A copy of the Rucistava (RLMS 1523, 1883-1892 A.D.) offers up a number of interesting features. The work is a relatively well known Sanskrit hymn (stava) taken from the Mārkaṇḍeya Purāṇa and dedicated to the god of creation Prajāpati. In practice, it also serves as a kind of protective amulet when recited, helping to insulate the reciter’s children and grandchildren from misfortune and to improve their health and well being. The work contains many regional spellings that are different from “normative” Sanskrit. For instance, “ya” often becomes “ja” (e.g., yadi becomes jadi), consonants like “ca” are often doubled, becoming “cca”, along with particular spellings of words drawn from regional and/or pre-modern usage (e.g., duḥkha becomes duḥkṣa, grantha becomes grahanta, gardabha becomes gardhava).
Finally, what I found particularly interesting was the manner in which the manuscript ends: with a curse. At the end of the colophon (folio 3v), it warns of misfortune, in the form of therimorphic transformation, that will befall anyone who attempts to steal the manuscript. The colophon reads:
duḥkṣena likhitaṃ grahantaṃ jaḥ ccaure niyate jadi sūkari tasya mā ca pitā tasya ca gardhavaḥ //
“If whatever thief steals this manuscript, written with such effort, then his mother turns into a pig and his father a donkey.”
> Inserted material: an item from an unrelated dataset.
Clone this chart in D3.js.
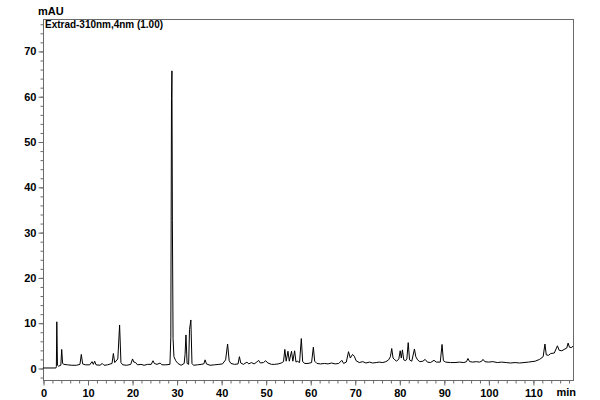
<!DOCTYPE html>
<html>
<head>
<meta charset="utf-8">
<script src="https://cdn.jsdelivr.net/npm/d3@7"></script>
<style>
  body { margin: 0; background: #fff; }
  text { font-family: "Liberation Sans", Arial, sans-serif; font-weight: bold; fill: #000; }
</style>
</head>
<body>
<div id="chart"></div>
<script>
var width = 600;
var height = 400;

// chromatogram trace, [retention time (min), signal (mAU)]
var trace = [
	[0, 0.0], [2.9, 0.0], [3.0, 0.3], [3.1, 10.2], [3.25, 0.6], [3.5, 0.4], [4.0, 0.6], [4.2, 4.1], [4.4, 1.0],
	[4.7, 0.8], [5.5, 0.7], [6.5, 0.6], [7.5, 0.6], [8.3, 0.8], [8.6, 3.0], [8.9, 0.9], [9.5, 0.7], [10.5, 0.7],
	[11.0, 1.4], [11.3, 0.8], [11.6, 1.5], [11.9, 0.7], [12.8, 0.6], [13.3, 1.0], [13.7, 0.6], [14.5, 0.7],
	[15.5, 1.0], [15.8, 3.2], [16.1, 1.2], [16.8, 2.0], [17.2, 9.5], [17.5, 1.2], [17.9, 0.7], [18.8, 0.6],
	[19.7, 0.8], [20.1, 2.0], [20.4, 1.3], [20.8, 1.2], [21.2, 0.7], [22.0, 0.8], [22.7, 0.6], [23.5, 0.8],
	[24.3, 0.8], [24.7, 1.6], [25.0, 1.0], [25.6, 0.8], [26.3, 1.1], [26.7, 0.7], [27.6, 0.7], [28.5, 0.8],
	[28.7, 6.8], [28.85, 59.5], [28.95, 65.6], [29.05, 32.5], [29.2, 6.5], [29.4, 2.5], [29.8, 1.6], [30.3, 1.0],
	[31.0, 0.6], [31.7, 1.0], [31.9, 3.0], [32.1, 7.3], [32.35, 1.0], [32.7, 0.8], [32.9, 8.5], [33.2, 10.6],
	[33.45, 1.0], [33.8, 0.6], [34.7, 0.7], [35.5, 0.8], [36.1, 0.9], [36.4, 1.8], [36.7, 0.9], [37.5, 0.6],
	[38.5, 0.7], [39.5, 0.8], [40.3, 0.9], [41.0, 1.8], [41.45, 5.3], [41.8, 1.6], [42.2, 1.0], [43.0, 0.8],
	[43.8, 0.9], [44.1, 2.5], [44.4, 1.1], [45.0, 0.8], [45.8, 1.3], [46.2, 0.9], [46.8, 1.2], [47.4, 0.9],
	[48.0, 1.3], [48.4, 1.7], [48.8, 1.1], [49.5, 1.2], [50.0, 1.6], [50.5, 1.1], [51.3, 0.8], [52.0, 0.8],
	[52.8, 0.9], [53.5, 1.1], [54.0, 1.4], [54.3, 4.1], [54.6, 1.5], [55.0, 3.7], [55.3, 1.5], [55.8, 3.7],
	[56.1, 1.5], [56.5, 3.8], [56.8, 1.3], [57.1, 1.5], [57.6, 1.2], [58.0, 6.5], [58.3, 1.4], [58.8, 1.0],
	[59.5, 1.0], [60.3, 1.2], [60.7, 4.6], [61.0, 1.5], [61.5, 1.0], [62.3, 0.9], [63.2, 1.0], [64.0, 0.9],
	[64.8, 1.1], [65.6, 0.9], [66.4, 1.0], [67.1, 1.7], [67.5, 1.0], [68.1, 1.3], [68.6, 3.6], [69.0, 2.2],
	[69.5, 3.0], [69.9, 2.6], [70.3, 1.6], [71.0, 1.2], [71.8, 1.4], [72.5, 1.1], [73.3, 1.3], [74.0, 1.1],
	[74.8, 1.2], [75.5, 1.3], [76.3, 1.2], [77.0, 1.4], [77.6, 1.8], [78.0, 2.5], [78.3, 4.3], [78.6, 2.2],
	[79.0, 1.8], [79.4, 1.5], [79.9, 2.0], [80.2, 3.8], [80.45, 2.2], [80.7, 4.0], [81.0, 1.8], [81.4, 1.6],
	[81.7, 2.0], [82.0, 5.6], [82.3, 1.8], [82.8, 1.5], [83.4, 4.2], [83.7, 2.5], [84.1, 1.8], [84.6, 1.4],
	[85.3, 1.5], [85.8, 1.9], [86.3, 1.3], [87.0, 1.2], [87.8, 1.7], [88.3, 1.3], [89.2, 1.3], [89.6, 5.2],
	[89.9, 1.6], [90.4, 1.3], [91.5, 1.2], [92.5, 1.2], [93.5, 1.3], [94.5, 1.2], [95.1, 1.4], [95.4, 2.1],
	[95.8, 1.4], [96.5, 1.3], [97.3, 1.4], [98.0, 1.3], [98.5, 1.5], [98.8, 1.9], [99.2, 1.4], [100, 1.3],
	[101, 1.4], [102, 1.2], [103, 1.3], [104, 1.2], [105, 1.1], [106, 1.2], [107, 1.1], [108, 1.2], [109, 1.3],
	[110.5, 1.5], [111.5, 1.9], [112.3, 2.5], [112.7, 5.3], [113.0, 2.9], [113.5, 2.8], [114.0, 3.2],
	[114.8, 3.3], [115.5, 4.9], [115.9, 3.9], [116.5, 3.8], [117.2, 4.2], [117.6, 4.4], [117.9, 5.5],
	[118.2, 4.6], [118.6, 4.5], [119.0, 4.8]
];

var xMajorTicks = [0, 10, 20, 30, 40, 50, 60, 70, 80, 90, 100, 110];
var yMajorTicks = [0, 10, 20, 30, 40, 50, 60, 70];
var yUnit = "mAU";
var xUnit = "min";
var traceLabel = "Extrad-310nm,4nm (1.00)";

var margin = { top: 19, right: 27, bottom: 20, left: 43 };

var svg = d3.select("#chart").append("svg")
	.attr("width", width)
	.attr("height", height);

var x = d3.scaleLinear()
	.domain([0, 119.0])
	.range([margin.left, width - margin.right]);

var y = d3.scaleLinear()
	.domain([-2.65, 77.05])
	.range([height - margin.bottom, margin.top]);

var axisColor = "#6a6a6a";

// frame
svg.append("rect")
	.attr("x", x.range()[0] + 0.5)
	.attr("y", y.range()[1] + 0.5)
	.attr("width", x.range()[1] - x.range()[0])
	.attr("height", y.range()[0] - y.range()[1])
	.attr("fill", "none")
	.attr("stroke", axisColor);

// minor ticks every 2 units
var xMinor = d3.range(0, 119.01, 2);
var yMinor = d3.range(-2, 77, 2);

var xAxis = svg.append("g")
	.attr("transform", "translate(0.5," + (y.range()[0] + 0.5) + ")");
xAxis.call(d3.axisBottom(x).tickValues(xMinor).tickSize(3).tickFormat(""));
xAxis.append("g").call(d3.axisBottom(x).tickValues(xMajorTicks).tickSize(5).tickPadding(4).tickFormat(d3.format("d")));
xAxis.selectAll("path.domain").remove();
xAxis.selectAll("line").attr("stroke", axisColor);
xAxis.selectAll("text").attr("font-size", 11).attr("font-family", null).attr("fill", "#000");

var yAxis = svg.append("g")
	.attr("transform", "translate(" + (x.range()[0] + 0.5) + ",0.5)");
yAxis.call(d3.axisLeft(y).tickValues(yMinor).tickSize(3).tickFormat(""));
yAxis.append("g").call(d3.axisLeft(y).tickValues(yMajorTicks).tickSize(5).tickPadding(2).tickFormat(d3.format("d")));
yAxis.selectAll("path.domain").remove();
yAxis.selectAll("line").attr("stroke", axisColor);
yAxis.selectAll("text").attr("font-size", 11).attr("font-family", null).attr("fill", "#000");

// trace
var line = d3.line()
	.x(function(d) { return x(d[0]); })
	.y(function(d) { return y(d[1]); });

svg.append("path")
	.datum(trace)
	.attr("d", line)
	.attr("fill", "none")
	.attr("stroke", "#000")
	.attr("stroke-width", 1);

// labels
svg.append("text")
	.attr("x", 38)
	.attr("y", 15)
	.attr("font-size", 11)
	.text(yUnit);

svg.append("text")
	.attr("x", 45)
	.attr("y", 28)
	.attr("font-size", 11)
	.attr("textLength", 118)
	.attr("lengthAdjust", "spacingAndGlyphs")
	.text(traceLabel);

svg.append("text")
	.attr("x", 576)
	.attr("y", 396)
	.attr("font-size", 11)
	.attr("text-anchor", "end")
	.text(xUnit);
</script>
</body>
</html>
My first, rather humorous, response to reading this proclamation, which serves as a kind of preventative curse, was to reflect upon the nature of digital manuscripts: Does the curse apply to the dissemination of photographic images of the manuscript as electronic files? Would the Creative Commons Agreement protect me from the prophetic force of the incantation? I concluded, and reassured the superstitious side of my brain, that my parents are resting firm in their anthropomorphic bodies yet still: the intent and power of the curse likely applies to the physical manuscript, which remains safely in Comilla, even as digital copies can be consulted from anywhere in the world.
These types of curses or what might better be called “predictive insults” are sometimes found on manuscripts, although this was one of the first I have encountered with respect to the theft of manuscripts. I did find one parallel curse cited from a manuscript in neighboring Tripura, a district of India situated about 5 km away from Comilla. I have, however, encountered them more often on Indic land-grant inscriptions (often written on copper plates), where such curses typically are in reference to those who breach the terms of the grant rather than in reference to the physical theft of the copper-plate or other inscriptions describing the grant itself (Fleming 2010, 238). While the intent of Caitanyacaranadeva Śarmman’s stern colophon may not have been to write copyright, the scribe’s words certainly do resonate with contemporary concepts of intellectual property and ownership and help remind us how precious these manuscripts and their contents were to those producing them, just as they are to us who now help preserve them.